Switch layers in Moho

Switch layers allow you to define a group of layers, then "jump" between them.

Only one layer in the Switch group is visible at a time - as defined by the keyframes for the Switch layer.

By changing the data file for the Switch layer, you can change the sequence that the group presents itself in.

As of version 3.5, Switch layers can also interpolate (morph) from one layer to the next, if they are similarly structured.

One of the common uses for Switch layers is lipsynch.

Here I've created a character without a mouth

Here is the Moho file (4 kB)

Now let's create a Switch layer for the mouth, as a child of the head layer, so that when we move the head the mouth will move with it. First, create a Switch layer like any other layer.

After creating a new layer, I like to rename it immediately, so I don't lose track

When Moho asks you if you have a data file prepared and ready to use, just say No.
Create a vector layer as a child layer of the Switch layer.
Create a simple mouth on the vector layer - here we'll use just a simple filled 6-point loop, with the corners peaked.

You can, of course, create more complicated mouth arrangements that provide teeth, lips and tongue.

Let's name this vector layer "default", and use it as a base to create other mouth positions.

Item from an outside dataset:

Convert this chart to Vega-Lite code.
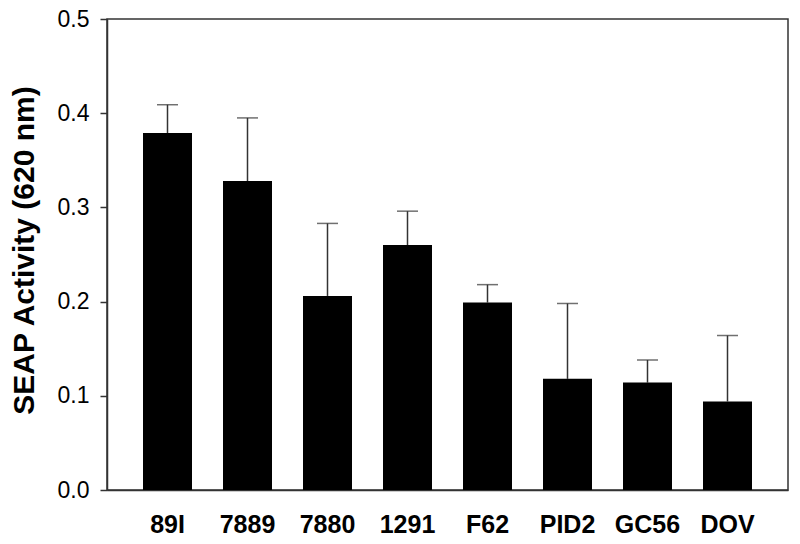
{
  "$schema": "https://vega.github.io/schema/vega-lite/v6.json",
  "autosize": "none",
  "width": 681,
  "height": 471,
  "padding": {"left": 107, "top": 19, "right": 12, "bottom": 54},
  "background": "white",
  "config": {
    "font": "Liberation Sans",
    "view": {"stroke": "#333333", "strokeWidth": 1.5}
  },
  "data": {
    "values": [
      {"strain": "89I", "value": 0.379, "upper": 0.409},
      {"strain": "7889", "value": 0.328, "upper": 0.395},
      {"strain": "7880", "value": 0.206, "upper": 0.283},
      {"strain": "1291", "value": 0.260, "upper": 0.296},
      {"strain": "F62", "value": 0.199, "upper": 0.218},
      {"strain": "PID2", "value": 0.118, "upper": 0.198},
      {"strain": "GC56", "value": 0.114, "upper": 0.138},
      {"strain": "DOV", "value": 0.094, "upper": 0.164}
    ]
  },
  "encoding": {
    "x": {
      "field": "strain",
      "type": "nominal",
      "sort": null,
      "scale": {"paddingInner": 0.3875, "paddingOuter": 0.45},
      "axis": {
        "title": null,
        "labelAngle": 0,
        "labelFont": "Liberation Sans",
        "labelFontSize": 25,
        "labelFontWeight": "bold",
        "labelColor": "black",
        "ticks": false,
        "labelPadding": 22,
        "domainColor": "#333333",
        "domainWidth": 1.5
      }
    }
  },
  "layer": [
    {
      "mark": {"type": "rule", "color": "#333333", "strokeWidth": 1.5},
      "encoding": {
        "y": {"field": "value", "type": "quantitative"},
        "y2": {"field": "upper"}
      }
    },
    {
      "mark": {"type": "tick", "color": "#333333", "thickness": 1.5, "size": 21},
      "encoding": {
        "y": {"field": "upper", "type": "quantitative"}
      }
    },
    {
      "mark": {"type": "bar", "color": "black"},
      "encoding": {
        "y": {
          "field": "value",
          "type": "quantitative",
          "scale": {"domain": [0, 0.5], "nice": false, "zero": true},
          "axis": {
            "title": "SEAP Activity (620 nm)",
            "titleFont": "Liberation Sans",
            "titleFontSize": 30,
            "titleFontWeight": "bold",
            "titleColor": "black",
            "titleAnchor": "middle",
            "titleX": -74,
            "titleY": 231,
            "titleBaseline": "alphabetic",
            "titleAngle": -90,
            "values": [0, 0.1, 0.2, 0.3, 0.4, 0.5],
            "format": ".1f",
            "grid": false,
            "labelFontSize": 23,
            "labelColor": "black",
            "labelPadding": 11,
            "tickSize": 7,
            "tickColor": "#333333",
            "tickWidth": 1.5,
            "domainColor": "#333333",
            "domainWidth": 1.5
          }
        }
      }
    }
  ]
}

Duplicate this layer and rename the duplicate to "MBP"

Move the points to make the mouth appear closed during a render

Duplicate the default layer to create several other layers, and create more mouth shapes.

You can define your own set of mouth shapes, anything from a simple set of closed, partially open, open, up to a full set of 30 or more mouth shapes derived from phonetic studies (the study of the sounds we make when we speak).

Here's the Moho file (5 kB) with a sample set of mouth switch layers in place

Now that you have all your mouth shapes, let's animate between them.

Let's try manual animation first.

Make sure the Switch layer is selected so we're looking at the Switch layer timeline

Change to frame 1 in the timeline.
Right-click on the Switch layer in the hierarchy and select a child vector layer to display in frame 1 - say the "WQ" shape.
Change to another frame in the timeline - say frame 10.

Right-click on the Switch layer in the hierarchy and select a child vector layer to display in this frame - say the "AI" shape.

Change to another frame in the timeline - say frame 20.

Right-click on the Switch layer in the hierarchy and select a child vector layer to display in this frame.

Render frames 1 to 24 - you can see the result
Now let's set the Switch layer to interpolated movement

You can find this setting at the bottom of the Layer Properties box for the Switch layer.

Render frames 1 to 24 again - see the difference ? (My apologies to those downloading this on a slow modem - it's a 34Kb file)

Interpolation creates intermediate shapes between Switch layer keyframes.

Interpolated mode works best when you make all your shapes by modifying a base shape.

Depending on your mouth shapes and style of animation, it may or may not look better than jumping straight from one mouth shape to the next.

Creating all the keyframes needed and getting them aligned with recorded speech can be a tedious procedure within Moho 3.5

However, there are programs which are designed to do help with this, and produce a Switch data file, which is a set of Switch keyframes already laid out with timing.

The applications I know about are :
If you've used Magpie or PAMELA to create your Switch data file, you can then load it into the Switch layer rather than create all those Switch keyframes by hand.

Here's a Switch data file for use with the sample Moho file and Switch layer provided above (1 kB)

These programs help your mouth shape keyframes line up with the recorded speech.

You still need to composite the recorded sound file with the rendered Moho animation using video editing software (at least in Moho 3.5 - rumour says that version 4.0 will have audio support in some form, although it is unknown whether this will extend to rendered output)

Click on the image above for a Quicktime MOVie with sound (Cinepak codec, 898 kB)
Switch layers are not just limited to mouth movements.

You can switch between different eye positions, for blinks or other expressions.
You can switch between different eyebrow positions.
You can switch between different hand layers for hand movements, or head layers for turning heads

Switch layer don't even have to be simple vector layers - they can be grouped layers of bones and vectors.